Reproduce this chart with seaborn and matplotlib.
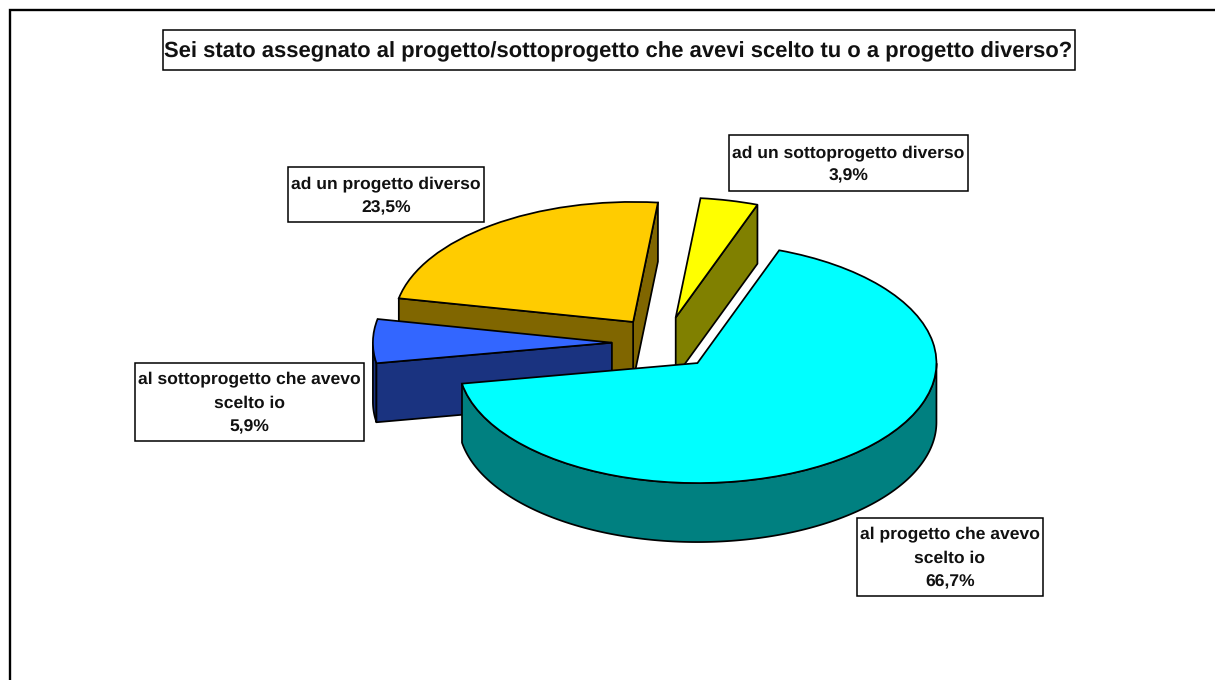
import numpy as np
import matplotlib
matplotlib.use("Agg")
import matplotlib.pyplot as plt
from matplotlib.patches import Rectangle
import seaborn as sns

sns.set_theme(style="white")
plt.rcParams['font.family'] = ['Liberation Sans', 'DejaVu Sans']
plt.rcParams['text.hinting'] = 'no_hinting'

title = "Sei stato assegnato al progetto/sottoprogetto che avevi scelto tu o a progetto diverso?"
names = ["al progetto che avevo\nscelto io", "al sottoprogetto che avevo\nscelto io",
         "ad un progetto diverso", "ad un sottoprogetto diverso"]
values = [66.7, 5.9, 23.5, 3.9]
top_colors = ["#00FFFF", "#3366FF", "#FFCC00", "#FFFF00"]
side_colors = ["#008080", "#1A3380", "#806600", "#808000"]
paint_order = [2, 3, 1, 0]  # back to front

W, H = 1215, 680
cx, cy, rx, ry, depth_px = 664, 343, 239, 120, 59
lw = 1.25
depth = depth_px / ry

fig = plt.figure(figsize=(W / 100, H / 100), dpi=100)
ax = fig.add_axes([0, 0, 1, 1])

wedges, _ = ax.pie(values, explode=[0.218] * 4, startangle=70, counterclock=False,
                   colors=top_colors, wedgeprops=dict(edgecolor="black", linewidth=lw))
ax.set_aspect("auto")
ax.set_xlim(-cx / rx, (W - cx) / rx)
ax.set_ylim((cy - H) / ry, cy / ry)
ax.axis("off")


def side_face(xs, ys, color, z):
    xs, ys = np.asarray(xs), np.asarray(ys)
    ax.fill(np.r_[xs, xs[::-1]], np.r_[ys, ys[::-1] - depth], facecolor=color,
            edgecolor="black", linewidth=lw, joinstyle="round", zorder=z)


# the extruded rim and cut faces that look toward the viewer
for k, i in enumerate(paint_order):
    w = wedges[i]
    x0, y0 = w.center
    z = 2 + k
    t = np.linspace(w.theta1, w.theta2, 600)
    t = t[np.sin(np.radians(t)) <= 0]
    if len(t):
        side_face(x0 + np.cos(np.radians(t)), y0 + np.sin(np.radians(t)), side_colors[i], z)
    for th, sign in ((w.theta1, 1), (w.theta2, -1)):
        if sign * np.cos(np.radians(th)) > 0:
            side_face([x0, x0 + np.cos(np.radians(th))], [y0, y0 + np.sin(np.radians(th))],
                      side_colors[i], z)
    w.set_zorder(z + 0.5)


def px_box(x0, y0, x1, y1):
    ax.add_patch(Rectangle((x0 / W, 1 - y1 / H), (x1 - x0) / W, (y1 - y0) / H,
                           transform=ax.transAxes, facecolor="white", edgecolor="black",
                           linewidth=1.1, zorder=10))


def px_text(x, y, s, size):
    ax.text(x / W, 1 - y / H, s, transform=ax.transAxes, ha="center", va="center",
            fontsize=size, fontweight="bold", color="#111111", linespacing=1.62, zorder=11)


# outer frame, runs off the right and bottom
ax.plot([9.5 / W, 9.5 / W, 1], [0, 1 - 10 / H, 1 - 10 / H], transform=ax.transAxes,
        color="black", linewidth=1.7, solid_joinstyle="miter", zorder=1)

px_box(163, 30, 1074.5, 70)
px_text(618.5, 51.5, title, 15.8)

boxes = [(856.5, 517.5, 1043, 595.5), (135, 362.5, 364, 440.5),
         (288, 167, 484, 222), (729, 135.5, 967.5, 190.5)]
for name, val, b in zip(names, values, boxes):
    px_box(*b)
    label = name + "\n" + f"{val:.1f}".replace(".", ",") + "%"
    px_text((b[0] + b[2]) / 2, (b[1] + b[3]) / 2 + 1.5, label, 12.6)

fig.savefig("out.png", dpi=100, facecolor="white")
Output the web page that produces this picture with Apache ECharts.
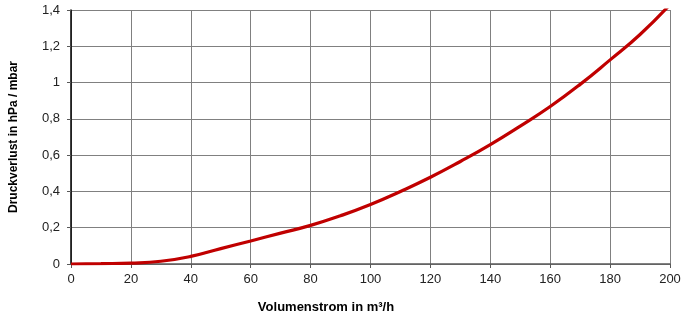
<!DOCTYPE html>
<html>
<head>
<meta charset="utf-8">
<script src="https://cdn.jsdelivr.net/npm/echarts@6/dist/echarts.min.js"></script>
<style>
  html, body { margin: 0; padding: 0; background: #ffffff; }
  #chart { width: 685px; height: 322px; }
</style>
</head>
<body>
<div id="chart"></div>
<script>
// Volumenstrom (m³/h) und Druckverlust (hPa / mbar)
var volumenstrom = [0, 10, 20, 30, 40, 50, 60, 70, 80, 90, 100, 110, 120, 130, 140, 150, 160, 170, 180, 190, 200];
var druckverlust = [0, 0.002, 0.005, 0.015, 0.042, 0.085, 0.127, 0.17, 0.213, 0.266, 0.328, 0.4, 0.478, 0.565, 0.658, 0.76, 0.868, 0.99, 1.125, 1.265, 1.43];

var xTicks = { min: 0, max: 200, interval: 20 };
var yTicks = { min: 0, max: 1.4, interval: 0.2 };

var myChart = echarts.init(document.getElementById("chart"));
var fontFam = "Liberation Sans, Arial, sans-serif";

var option = {
  backgroundColor: "#ffffff",
  animation: false,
  grid: { left: 71, right: 15, top: 10, bottom: 58, outerBoundsMode: "none" },
  xAxis: {
    type: "value",
    min: xTicks.min,
    max: xTicks.max,
    interval: xTicks.interval,
    name: "Volumenstrom in m³/h",
    nameLocation: "middle",
    nameGap: 37,
    nameTextStyle: { fontFamily: fontFam, fontSize: 13, fontWeight: "bold", color: "#000", padding: [0, 89, 0, 0] },
    axisLine: { show: true, lineStyle: { color: "#595959", width: 1.5 } },
    axisTick: { show: true, length: 4, lineStyle: { color: "#595959" } },
    axisLabel: { fontFamily: fontFam, fontSize: 13, color: "#222", margin: 9 },
    splitLine: { show: true, lineStyle: { color: "#808080", width: 1 } }
  },
  yAxis: {
    type: "value",
    min: yTicks.min,
    max: yTicks.max,
    interval: yTicks.interval,
    name: "Druckverlust in hPa / mbar",
    nameLocation: "middle",
    nameGap: 51,
    nameTextStyle: { fontFamily: fontFam, fontSize: 12, fontWeight: "bold", color: "#000" },
    axisLine: { show: true, lineStyle: { color: "#000", width: 1.5 } },
    axisTick: { show: true, length: 4, lineStyle: { color: "#595959" } },
    axisLabel: {
      fontFamily: fontFam, fontSize: 13, color: "#222", margin: 11,
      formatter: function (v) { return String(v).replace(".", ","); }
    },
    splitLine: { show: true, lineStyle: { color: "#808080", width: 1 } }
  },
  series: [
    {
      type: "line",
      data: volumenstrom.map(function (x, i) { return [x, druckverlust[i]]; }),
      smooth: true,
      showSymbol: false,
      clip: true,
      lineStyle: { color: "#C00000", width: 3.2 }
    }
  ]
};
myChart.setOption(option);
</script>
</body>
</html>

EXERCISE
Only the lines from the top of the data through the line with "depth = depth_px / ry" should be quoted, exactly and with both ends kept; skip the pictures.

REPLY TO THE EXERCISE
Reproduce this chart with seaborn and matplotlib.
import numpy as np
import matplotlib
matplotlib.use("Agg")
import matplotlib.pyplot as plt
from matplotlib.patches import Rectangle
import seaborn as sns

sns.set_theme(style="white")
plt.rcParams['font.family'] = ['Liberation Sans', 'DejaVu Sans']
plt.rcParams['text.hinting'] = 'no_hinting'

title = "Sei stato assegnato al progetto/sottoprogetto che avevi scelto tu o a progetto diverso?"
names = ["al progetto che avevo\nscelto io", "al sottoprogetto che avevo\nscelto io",
         "ad un progetto diverso", "ad un sottoprogetto diverso"]
values = [66.7, 5.9, 23.5, 3.9]
top_colors = ["#00FFFF", "#3366FF", "#FFCC00", "#FFFF00"]
side_colors = ["#008080", "#1A3380", "#806600", "#808000"]
paint_order = [2, 3, 1, 0]  # back to front

W, H = 1215, 680
cx, cy, rx, ry, depth_px = 664, 343, 239, 120, 59
lw = 1.25
depth = depth_px / ry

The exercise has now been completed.